* [What needs to be done] Extract the lines from the start through the line that holds "import matplotlib.transforms as mtransforms", both included, omitting all images.

* [Available data]

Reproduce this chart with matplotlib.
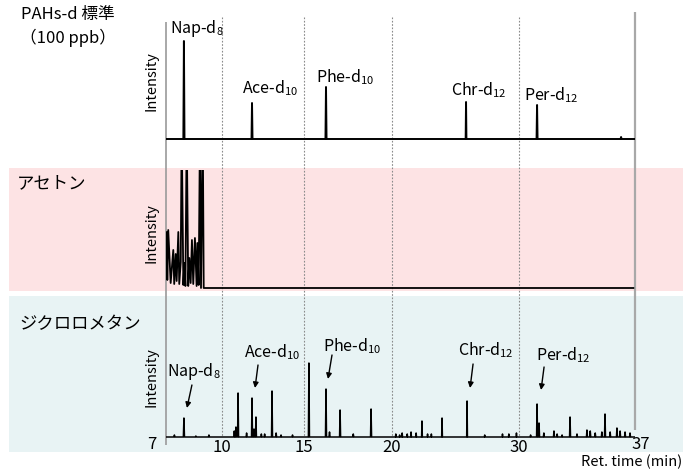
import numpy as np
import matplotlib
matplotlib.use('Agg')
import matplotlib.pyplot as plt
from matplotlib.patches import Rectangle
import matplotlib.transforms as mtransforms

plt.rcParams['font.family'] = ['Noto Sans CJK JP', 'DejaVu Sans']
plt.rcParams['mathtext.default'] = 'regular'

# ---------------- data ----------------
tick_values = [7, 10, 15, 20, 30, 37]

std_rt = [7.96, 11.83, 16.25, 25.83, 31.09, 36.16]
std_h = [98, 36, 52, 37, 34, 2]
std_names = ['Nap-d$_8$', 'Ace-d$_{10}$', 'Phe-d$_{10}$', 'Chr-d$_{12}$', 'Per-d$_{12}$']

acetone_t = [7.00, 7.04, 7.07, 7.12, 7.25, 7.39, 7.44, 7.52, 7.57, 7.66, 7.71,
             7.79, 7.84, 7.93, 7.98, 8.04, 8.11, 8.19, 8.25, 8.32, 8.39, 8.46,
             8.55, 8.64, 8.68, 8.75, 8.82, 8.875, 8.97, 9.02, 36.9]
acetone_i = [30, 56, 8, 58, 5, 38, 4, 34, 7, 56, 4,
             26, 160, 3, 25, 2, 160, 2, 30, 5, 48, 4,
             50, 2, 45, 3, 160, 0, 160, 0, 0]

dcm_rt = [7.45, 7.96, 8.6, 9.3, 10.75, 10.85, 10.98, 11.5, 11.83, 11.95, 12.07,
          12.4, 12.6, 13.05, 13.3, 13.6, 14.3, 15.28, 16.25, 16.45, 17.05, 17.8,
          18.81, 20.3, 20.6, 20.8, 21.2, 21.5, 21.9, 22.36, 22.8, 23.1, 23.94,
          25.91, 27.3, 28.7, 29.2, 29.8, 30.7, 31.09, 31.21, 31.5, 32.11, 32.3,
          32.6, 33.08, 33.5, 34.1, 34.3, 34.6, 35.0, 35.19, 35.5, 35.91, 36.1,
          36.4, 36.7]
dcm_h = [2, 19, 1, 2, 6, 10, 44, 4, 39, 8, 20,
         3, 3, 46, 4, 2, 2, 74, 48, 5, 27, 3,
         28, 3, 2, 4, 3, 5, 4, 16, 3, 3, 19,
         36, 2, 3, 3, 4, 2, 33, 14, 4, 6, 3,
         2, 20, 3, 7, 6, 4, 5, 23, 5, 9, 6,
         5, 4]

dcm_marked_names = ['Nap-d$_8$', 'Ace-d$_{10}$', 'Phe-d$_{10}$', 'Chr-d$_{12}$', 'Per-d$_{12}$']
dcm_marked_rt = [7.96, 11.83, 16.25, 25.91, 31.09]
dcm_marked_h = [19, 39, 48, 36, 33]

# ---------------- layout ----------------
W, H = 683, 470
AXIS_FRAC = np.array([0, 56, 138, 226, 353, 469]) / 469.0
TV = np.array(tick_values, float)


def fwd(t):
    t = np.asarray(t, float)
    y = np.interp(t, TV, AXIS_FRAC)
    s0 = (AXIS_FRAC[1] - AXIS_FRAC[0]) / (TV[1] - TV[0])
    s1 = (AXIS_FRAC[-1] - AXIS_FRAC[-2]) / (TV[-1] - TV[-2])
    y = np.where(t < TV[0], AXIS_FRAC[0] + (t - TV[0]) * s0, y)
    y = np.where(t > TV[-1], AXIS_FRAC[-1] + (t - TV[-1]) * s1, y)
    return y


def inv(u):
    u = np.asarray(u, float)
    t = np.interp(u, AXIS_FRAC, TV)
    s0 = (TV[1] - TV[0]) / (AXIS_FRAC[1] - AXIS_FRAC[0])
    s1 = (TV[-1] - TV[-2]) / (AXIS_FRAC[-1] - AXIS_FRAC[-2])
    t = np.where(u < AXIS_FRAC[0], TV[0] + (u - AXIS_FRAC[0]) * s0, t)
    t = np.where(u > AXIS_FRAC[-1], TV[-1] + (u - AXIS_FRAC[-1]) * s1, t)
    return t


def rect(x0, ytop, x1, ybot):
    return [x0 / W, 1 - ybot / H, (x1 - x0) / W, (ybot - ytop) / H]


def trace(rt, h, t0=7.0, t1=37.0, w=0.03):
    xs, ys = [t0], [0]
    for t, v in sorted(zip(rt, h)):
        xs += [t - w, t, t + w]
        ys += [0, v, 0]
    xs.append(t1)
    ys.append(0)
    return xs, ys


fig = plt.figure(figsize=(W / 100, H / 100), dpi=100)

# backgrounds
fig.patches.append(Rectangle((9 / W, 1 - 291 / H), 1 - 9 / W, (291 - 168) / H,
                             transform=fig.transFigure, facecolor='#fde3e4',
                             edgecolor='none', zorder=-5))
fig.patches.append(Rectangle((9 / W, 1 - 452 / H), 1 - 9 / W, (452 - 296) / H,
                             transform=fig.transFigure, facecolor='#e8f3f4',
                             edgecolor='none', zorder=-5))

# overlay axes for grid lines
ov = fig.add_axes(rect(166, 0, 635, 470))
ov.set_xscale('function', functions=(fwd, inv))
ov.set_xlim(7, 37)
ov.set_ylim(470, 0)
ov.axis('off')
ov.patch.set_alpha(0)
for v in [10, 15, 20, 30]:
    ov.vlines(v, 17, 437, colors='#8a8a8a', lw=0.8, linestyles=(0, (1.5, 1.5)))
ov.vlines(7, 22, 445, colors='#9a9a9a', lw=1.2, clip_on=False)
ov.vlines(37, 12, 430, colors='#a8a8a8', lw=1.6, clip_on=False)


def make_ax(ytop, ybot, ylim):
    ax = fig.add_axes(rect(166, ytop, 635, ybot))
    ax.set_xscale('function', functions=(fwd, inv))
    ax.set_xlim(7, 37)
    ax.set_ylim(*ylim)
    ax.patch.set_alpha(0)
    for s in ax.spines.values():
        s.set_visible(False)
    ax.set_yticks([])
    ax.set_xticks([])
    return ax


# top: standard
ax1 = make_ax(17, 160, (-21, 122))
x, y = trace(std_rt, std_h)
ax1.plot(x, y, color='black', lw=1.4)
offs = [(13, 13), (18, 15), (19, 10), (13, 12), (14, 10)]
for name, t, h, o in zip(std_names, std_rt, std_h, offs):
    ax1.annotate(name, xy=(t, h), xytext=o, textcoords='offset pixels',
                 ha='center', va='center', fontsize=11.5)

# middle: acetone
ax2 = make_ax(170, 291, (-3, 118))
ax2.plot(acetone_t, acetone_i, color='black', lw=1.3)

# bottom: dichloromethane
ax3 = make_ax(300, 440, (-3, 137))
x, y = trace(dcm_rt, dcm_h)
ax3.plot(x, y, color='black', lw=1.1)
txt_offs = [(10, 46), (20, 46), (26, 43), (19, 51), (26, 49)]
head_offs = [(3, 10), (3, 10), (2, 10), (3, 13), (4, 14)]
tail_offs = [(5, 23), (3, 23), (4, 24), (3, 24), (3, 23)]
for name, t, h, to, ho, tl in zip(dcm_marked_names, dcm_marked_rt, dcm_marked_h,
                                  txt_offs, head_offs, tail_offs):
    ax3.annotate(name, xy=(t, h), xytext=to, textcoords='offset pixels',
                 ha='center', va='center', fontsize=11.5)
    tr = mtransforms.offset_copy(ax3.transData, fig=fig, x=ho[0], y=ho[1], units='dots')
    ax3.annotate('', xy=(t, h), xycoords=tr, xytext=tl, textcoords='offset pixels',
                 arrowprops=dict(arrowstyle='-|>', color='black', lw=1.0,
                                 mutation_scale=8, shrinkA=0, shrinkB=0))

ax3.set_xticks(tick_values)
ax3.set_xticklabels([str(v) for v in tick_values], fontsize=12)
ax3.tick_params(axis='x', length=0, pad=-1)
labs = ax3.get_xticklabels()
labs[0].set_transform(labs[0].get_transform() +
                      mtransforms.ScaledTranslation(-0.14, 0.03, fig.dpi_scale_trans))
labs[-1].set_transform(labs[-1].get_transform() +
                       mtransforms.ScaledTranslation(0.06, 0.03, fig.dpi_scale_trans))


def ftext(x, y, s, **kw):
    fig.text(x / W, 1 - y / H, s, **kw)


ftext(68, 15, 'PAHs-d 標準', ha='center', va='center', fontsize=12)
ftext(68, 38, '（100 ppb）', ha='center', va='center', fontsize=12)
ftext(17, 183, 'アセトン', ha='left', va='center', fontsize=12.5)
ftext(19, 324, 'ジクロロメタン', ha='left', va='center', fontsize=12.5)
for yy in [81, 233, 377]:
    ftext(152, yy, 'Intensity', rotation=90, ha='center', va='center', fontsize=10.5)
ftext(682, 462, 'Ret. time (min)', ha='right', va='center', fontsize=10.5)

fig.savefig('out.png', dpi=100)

* [Written reply]
Reproduce this chart with matplotlib.
import numpy as np
import matplotlib
matplotlib.use('Agg')
import matplotlib.pyplot as plt
from matplotlib.patches import Rectangle
import matplotlib.transforms as mtransforms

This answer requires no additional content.